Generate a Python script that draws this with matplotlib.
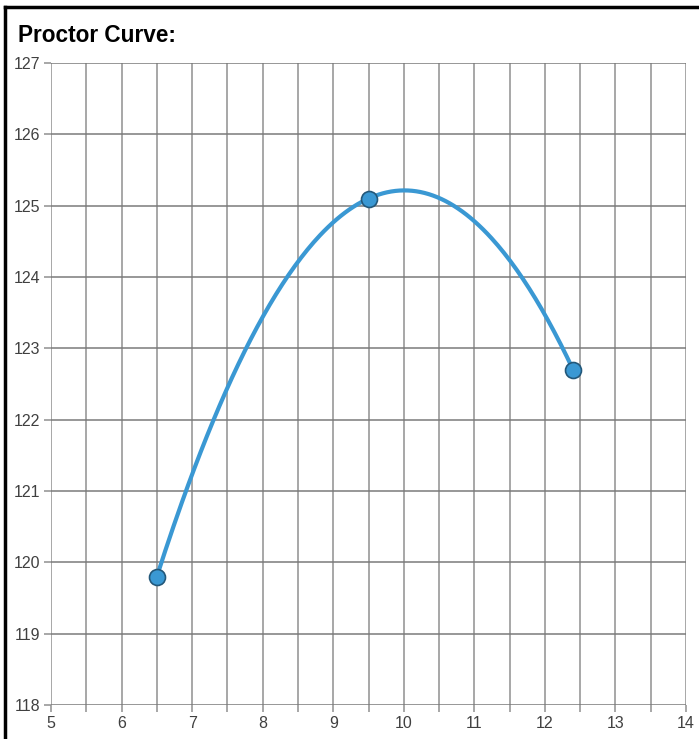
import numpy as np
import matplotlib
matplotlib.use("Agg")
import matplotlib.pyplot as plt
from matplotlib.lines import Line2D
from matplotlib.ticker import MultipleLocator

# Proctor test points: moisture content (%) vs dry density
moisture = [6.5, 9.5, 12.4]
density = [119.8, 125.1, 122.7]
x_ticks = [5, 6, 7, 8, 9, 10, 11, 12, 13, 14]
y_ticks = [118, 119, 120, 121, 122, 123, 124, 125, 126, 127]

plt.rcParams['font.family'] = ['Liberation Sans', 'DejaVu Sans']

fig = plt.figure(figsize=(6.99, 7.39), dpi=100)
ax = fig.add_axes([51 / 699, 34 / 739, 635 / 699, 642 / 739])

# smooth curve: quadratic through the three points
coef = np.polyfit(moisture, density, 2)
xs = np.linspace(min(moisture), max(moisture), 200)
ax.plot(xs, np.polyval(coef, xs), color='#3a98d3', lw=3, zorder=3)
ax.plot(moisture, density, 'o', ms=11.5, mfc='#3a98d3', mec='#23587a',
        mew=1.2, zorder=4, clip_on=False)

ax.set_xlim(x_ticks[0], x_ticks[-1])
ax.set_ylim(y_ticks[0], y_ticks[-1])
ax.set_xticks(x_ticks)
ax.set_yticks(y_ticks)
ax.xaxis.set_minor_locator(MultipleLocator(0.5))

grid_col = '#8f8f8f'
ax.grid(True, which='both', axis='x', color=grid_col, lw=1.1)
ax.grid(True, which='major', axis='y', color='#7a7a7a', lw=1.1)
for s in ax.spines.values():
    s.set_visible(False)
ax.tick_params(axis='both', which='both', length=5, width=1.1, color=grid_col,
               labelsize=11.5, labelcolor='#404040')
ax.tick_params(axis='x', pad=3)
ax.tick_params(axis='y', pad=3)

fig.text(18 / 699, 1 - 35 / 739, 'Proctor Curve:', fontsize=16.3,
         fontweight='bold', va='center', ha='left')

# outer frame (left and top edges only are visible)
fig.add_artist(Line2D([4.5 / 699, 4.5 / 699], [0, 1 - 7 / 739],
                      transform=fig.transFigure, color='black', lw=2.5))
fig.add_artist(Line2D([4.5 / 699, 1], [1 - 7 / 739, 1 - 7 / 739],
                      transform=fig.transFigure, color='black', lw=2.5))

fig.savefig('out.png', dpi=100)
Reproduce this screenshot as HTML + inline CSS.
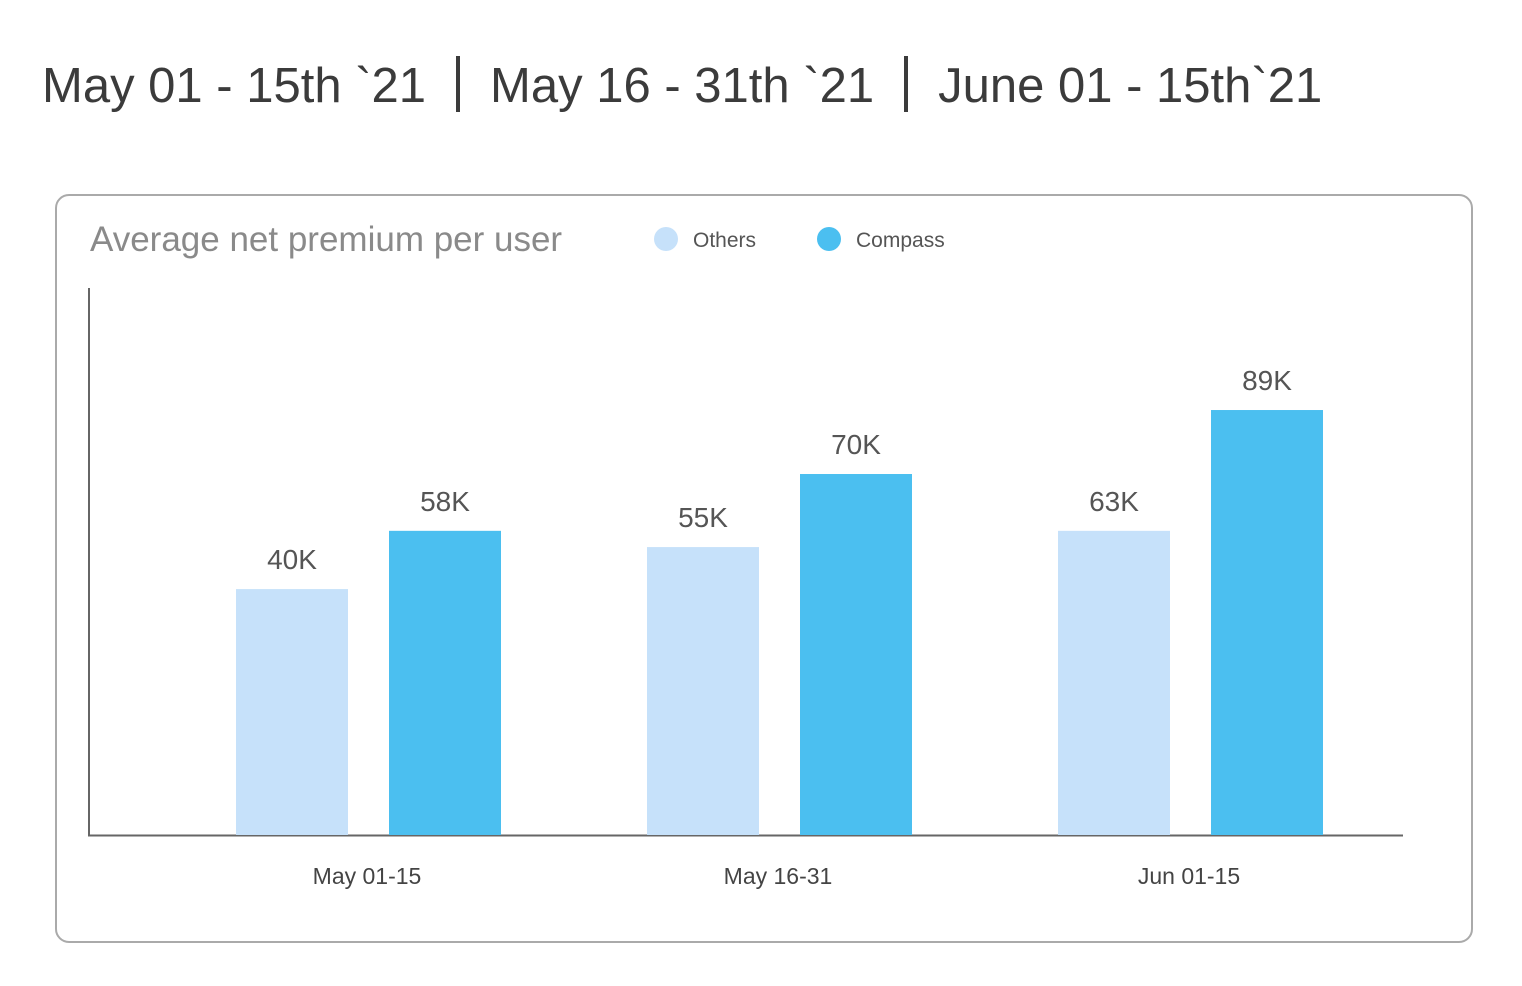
##############################
**WHAT THE EXERCISE ASKS**
Extract every line of the data exactly; pictures stay out.

**THE RESPONSE**
Generate a Python script that draws this with matplotlib.
import numpy as np
import matplotlib
matplotlib.use("Agg")
import matplotlib.pyplot as plt
from matplotlib.lines import Line2D
from matplotlib.ticker import MultipleLocator

# Proctor test points: moisture content (%) vs dry density
moisture = [6.5, 9.5, 12.4]
density = [119.8, 125.1, 122.7]
x_ticks = [5, 6, 7, 8, 9, 10, 11, 12, 13, 14]
y_ticks = [118, 119, 120, 121, 122, 123, 124, 125, 126, 127]

plt.rcParams['font.family'] = ['Liberation Sans', 'DejaVu Sans']

fig = plt.figure(figsize=(6.99, 7.39), dpi=100)
ax = fig.add_axes([51 / 699, 34 / 739, 635 / 699, 642 / 739])

# smooth curve: quadratic through the three points
coef = np.polyfit(moisture, density, 2)
xs = np.linspace(min(moisture), max(moisture), 200)
ax.plot(xs, np.polyval(coef, xs), color='#3a98d3', lw=3, zorder=3)
ax.plot(moisture, density, 'o', ms=11.5, mfc='#3a98d3', mec='#23587a',
        mew=1.2, zorder=4, clip_on=False)

ax.set_xlim(x_ticks[0], x_ticks[-1])
ax.set_ylim(y_ticks[0], y_ticks[-1])
ax.set_xticks(x_ticks)
ax.set_yticks(y_ticks)
ax.xaxis.set_minor_locator(MultipleLocator(0.5))

grid_col = '#8f8f8f'
ax.grid(True, which='both', axis='x', color=grid_col, lw=1.1)
ax.grid(True, which='major', axis='y', color='#7a7a7a', lw=1.1)
for s in ax.spines.values():
    s.set_visible(False)
ax.tick_params(axis='both', which='both', length=5, width=1.1, color=grid_col,
               labelsize=11.5, labelcolor='#404040')
ax.tick_params(axis='x', pad=3)
ax.tick_params(axis='y', pad=3)

fig.text(18 / 699, 1 - 35 / 739, 'Proctor Curve:', fontsize=16.3,
         fontweight='bold', va='center', ha='left')

# outer frame (left and top edges only are visible)
fig.add_artist(Line2D([4.5 / 699, 4.5 / 699], [0, 1 - 7 / 739],
                      transform=fig.transFigure, color='black', lw=2.5))
fig.add_artist(Line2D([4.5 / 699, 1], [1 - 7 / 739, 1 - 7 / 739],
                      transform=fig.transFigure, color='black', lw=2.5))

fig.savefig('out.png', dpi=100)
Reproduce this screenshot as HTML + inline CSS.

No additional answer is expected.